# GIVEN DATA
____

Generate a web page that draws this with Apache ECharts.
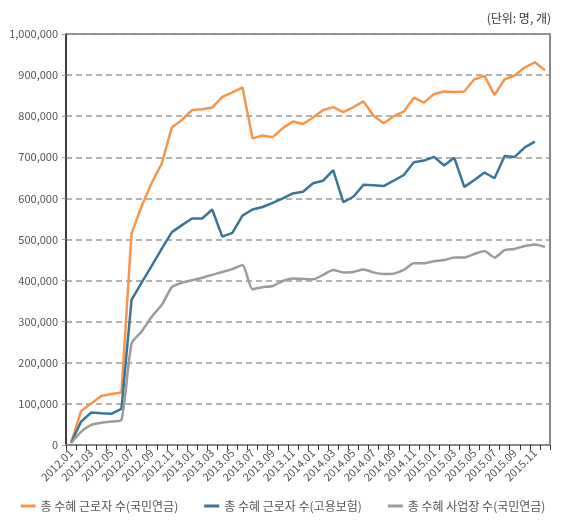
<!DOCTYPE html>
<html>
<head>
    <meta charset="utf-8">
    <title>총 수혜 근로자 수 / 사업장 수</title>
    <script src="https://cdn.jsdelivr.net/npm/echarts@6/dist/echarts.min.js"></script>
</head>
<style>
    body { margin: 0; background: #fff; }
</style>
<body>
    <div id="main" style="width: 566px;height:521px;"></div>
    <script type="text/javascript">
        // 월별 카테고리 (2012.01 ~ 2015.12)
        var months = [];
        for (var y = 2012; y <= 2015; y++) {
            for (var m = 1; m <= 12; m++) {
                months.push(y + '.' + (m < 10 ? '0' + m : m));
            }
        }

        var seriesNames = ['총 수혜 근로자 수(국민연금)', '총 수혜 근로자 수(고용보험)', '총 수혜 사업장 수(국민연금)'];

        // 총 수혜 근로자 수(국민연금)
        var pensionWorkers = [
            5000, 83000, 101000, 119000, 124000, 128000, 515000, 581000, 638000, 685000, 773000, 791000,
            815000, 817000, 821000, 847000, 858000, 870000, 746000, 753000, 749000, 771000, 787000, 781000,
            797000, 815000, 822000, 810000, 822000, 836000, 801000, 783000, 800000, 811000, 845000, 833000,
            854000, 860000, 859000, 860000, 890000, 898000, 852000, 890000, 899000, 919000, 931000, 912000
        ];
        // 총 수혜 근로자 수(고용보험)
        var insuranceWorkers = [
            5000, 57000, 79000, 77000, 76000, 88000, 353000, 395000, 436000, 478000, 518000, 535000,
            551000, 551000, 573000, 507000, 516000, 558000, 573000, 579000, 589000, 600000, 612000, 616000,
            637000, 643000, 669000, 591000, 604000, 633000, 632000, 630000, 643000, 657000, 688000, 692000,
            701000, 680000, 699000, 628000, 645000, 663000, 649000, 703000, 701000, 724000, 738000, null
        ];
        // 총 수혜 사업장 수(국민연금)
        var pensionFirms = [
            5000, 32000, 49000, 54000, 57000, 61000, 247000, 276000, 312000, 341000, 384000, 395000,
            401000, 407000, 414000, 421000, 428000, 438000, 379000, 384000, 387000, 399000, 405000, 404000,
            403000, 414000, 426000, 420000, 421000, 427000, 420000, 416000, 417000, 426000, 442000, 442000,
            447000, 450000, 456000, 456000, 465000, 472000, 456000, 474000, 477000, 484000, 488000, 482000
        ];

        var myChart = echarts.init(document.getElementById('main'));

        var font = '"Noto Sans CJK KR", "Noto Sans", sans-serif';

        var option = {
            animation: false,
            textStyle: { fontFamily: font },
            title: {
                text: '(단위: 명, 개)',
                right: 10,
                top: 7,
                textStyle: { fontSize: 12, fontWeight: 'normal', color: '#333', fontFamily: font }
            },
            legend: {
                bottom: 4,
                left: 'center',
                itemGap: 26,
                itemWidth: 15,
                itemHeight: 3,
                icon: 'rect',
                textStyle: { fontSize: 12, color: '#555', fontFamily: font },
                data: seriesNames
            },
            color: ['#F7964A', '#3A7596', '#9B9B9B'],
            grid: {
                left: 66,
                right: 16,
                top: 34,
                bottom: 76,
                show: true,
                borderColor: '#222',
                borderWidth: 1
            },
            xAxis: {
                type: 'category',
                data: months,
                boundaryGap: true,
                axisLine: { lineStyle: { color: '#888', width: 2 } },
                axisTick: { show: true, interval: 0, length: 5, lineStyle: { color: '#333' } },
                axisLabel: {
                    interval: 1,
                    rotate: 45,
                    fontSize: 11,
                    color: '#555',
                    margin: 6
                }
            },
            yAxis: [{
                type: 'value',
                min: 0,
                max: 1000000,
                interval: 100000,
                axisLine: { show: true, lineStyle: { color: '#222', width: 1.5 } },
                axisTick: { show: true, length: 4, lineStyle: { color: '#999' } },
                axisLabel: {
                    fontSize: 11,
                    color: '#555',
                    margin: 8,
                    formatter: function (v) { return v.toLocaleString('en-US'); }
                },
                splitLine: { lineStyle: { color: '#9a9a9a', type: [6, 4], width: 1.5 } }
            }, {
                type: 'value',
                position: 'right',
                min: 0,
                max: 1000000,
                interval: 100000,
                axisLine: { show: true, lineStyle: { color: '#888', width: 2 } },
                axisTick: { show: false },
                axisLabel: { show: false },
                splitLine: { show: false }
            }],
            series: [{
                name: seriesNames[0],
                type: 'line',
                data: pensionWorkers,
                symbol: 'none',
                lineStyle: { width: 2.5 }
            }, {
                name: seriesNames[1],
                type: 'line',
                data: insuranceWorkers,
                symbol: 'none',
                lineStyle: { width: 2.5 }
            }, {
                name: seriesNames[2],
                type: 'line',
                data: pensionFirms,
                symbol: 'none',
                smooth: 0.2,
                lineStyle: { width: 2.5 }
            }]
        };

        myChart.setOption(option);
    </script>
</body>
</html>
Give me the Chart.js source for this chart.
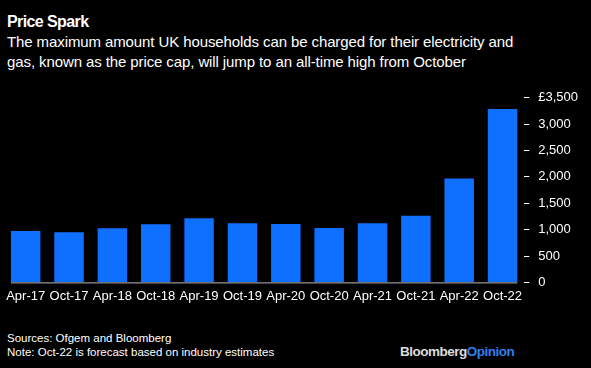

____

# TASK INSTRUCTIONS
Your task is to reproduce all of the material exactly. The pictures stay out.

# RESULT
Generate a web page that draws this with Apache ECharts.
<!DOCTYPE html>
<html>
<head>
    <meta charset="utf-8">
    <title>총 수혜 근로자 수 / 사업장 수</title>
    <script src="https://cdn.jsdelivr.net/npm/echarts@6/dist/echarts.min.js"></script>
</head>
<style>
    body { margin: 0; background: #fff; }
</style>
<body>
    <div id="main" style="width: 566px;height:521px;"></div>
    <script type="text/javascript">
        // 월별 카테고리 (2012.01 ~ 2015.12)
        var months = [];
        for (var y = 2012; y <= 2015; y++) {
            for (var m = 1; m <= 12; m++) {
                months.push(y + '.' + (m < 10 ? '0' + m : m));
            }
        }

        var seriesNames = ['총 수혜 근로자 수(국민연금)', '총 수혜 근로자 수(고용보험)', '총 수혜 사업장 수(국민연금)'];

        // 총 수혜 근로자 수(국민연금)
        var pensionWorkers = [
            5000, 83000, 101000, 119000, 124000, 128000, 515000, 581000, 638000, 685000, 773000, 791000,
            815000, 817000, 821000, 847000, 858000, 870000, 746000, 753000, 749000, 771000, 787000, 781000,
            797000, 815000, 822000, 810000, 822000, 836000, 801000, 783000, 800000, 811000, 845000, 833000,
            854000, 860000, 859000, 860000, 890000, 898000, 852000, 890000, 899000, 919000, 931000, 912000
        ];
        // 총 수혜 근로자 수(고용보험)
        var insuranceWorkers = [
            5000, 57000, 79000, 77000, 76000, 88000, 353000, 395000, 436000, 478000, 518000, 535000,
            551000, 551000, 573000, 507000, 516000, 558000, 573000, 579000, 589000, 600000, 612000, 616000,
            637000, 643000, 669000, 591000, 604000, 633000, 632000, 630000, 643000, 657000, 688000, 692000,
            701000, 680000, 699000, 628000, 645000, 663000, 649000, 703000, 701000, 724000, 738000, null
        ];
        // 총 수혜 사업장 수(국민연금)
        var pensionFirms = [
            5000, 32000, 49000, 54000, 57000, 61000, 247000, 276000, 312000, 341000, 384000, 395000,
            401000, 407000, 414000, 421000, 428000, 438000, 379000, 384000, 387000, 399000, 405000, 404000,
            403000, 414000, 426000, 420000, 421000, 427000, 420000, 416000, 417000, 426000, 442000, 442000,
            447000, 450000, 456000, 456000, 465000, 472000, 456000, 474000, 477000, 484000, 488000, 482000
        ];

        var myChart = echarts.init(document.getElementById('main'));

        var font = '"Noto Sans CJK KR", "Noto Sans", sans-serif';

        var option = {
            animation: false,
            textStyle: { fontFamily: font },
            title: {
                text: '(단위: 명, 개)',
                right: 10,
                top: 7,
                textStyle: { fontSize: 12, fontWeight: 'normal', color: '#333', fontFamily: font }
            },
            legend: {
                bottom: 4,
                left: 'center',
                itemGap: 26,
                itemWidth: 15,
                itemHeight: 3,
                icon: 'rect',
                textStyle: { fontSize: 12, color: '#555', fontFamily: font },
                data: seriesNames
            },
            color: ['#F7964A', '#3A7596', '#9B9B9B'],
            grid: {
                left: 66,
                right: 16,
                top: 34,
                bottom: 76,
                show: true,
                borderColor: '#222',
                borderWidth: 1
            },
            xAxis: {
                type: 'category',
                data: months,
                boundaryGap: true,
                axisLine: { lineStyle: { color: '#888', width: 2 } },
                axisTick: { show: true, interval: 0, length: 5, lineStyle: { color: '#333' } },
                axisLabel: {
                    interval: 1,
                    rotate: 45,
                    fontSize: 11,
                    color: '#555',
                    margin: 6
                }
            },
            yAxis: [{
                type: 'value',
                min: 0,
                max: 1000000,
                interval: 100000,
                axisLine: { show: true, lineStyle: { color: '#222', width: 1.5 } },
                axisTick: { show: true, length: 4, lineStyle: { color: '#999' } },
                axisLabel: {
                    fontSize: 11,
                    color: '#555',
                    margin: 8,
                    formatter: function (v) { return v.toLocaleString('en-US'); }
                },
                splitLine: { lineStyle: { color: '#9a9a9a', type: [6, 4], width: 1.5 } }
            }, {
                type: 'value',
                position: 'right',
                min: 0,
                max: 1000000,
                interval: 100000,
                axisLine: { show: true, lineStyle: { color: '#888', width: 2 } },
                axisTick: { show: false },
                axisLabel: { show: false },
                splitLine: { show: false }
            }],
            series: [{
                name: seriesNames[0],
                type: 'line',
                data: pensionWorkers,
                symbol: 'none',
                lineStyle: { width: 2.5 }
            }, {
                name: seriesNames[1],
                type: 'line',
                data: insuranceWorkers,
                symbol: 'none',
                lineStyle: { width: 2.5 }
            }, {
                name: seriesNames[2],
                type: 'line',
                data: pensionFirms,
                symbol: 'none',
                smooth: 0.2,
                lineStyle: { width: 2.5 }
            }]
        };

        myChart.setOption(option);
    </script>
</body>
</html>
Give me the Chart.js source for this chart.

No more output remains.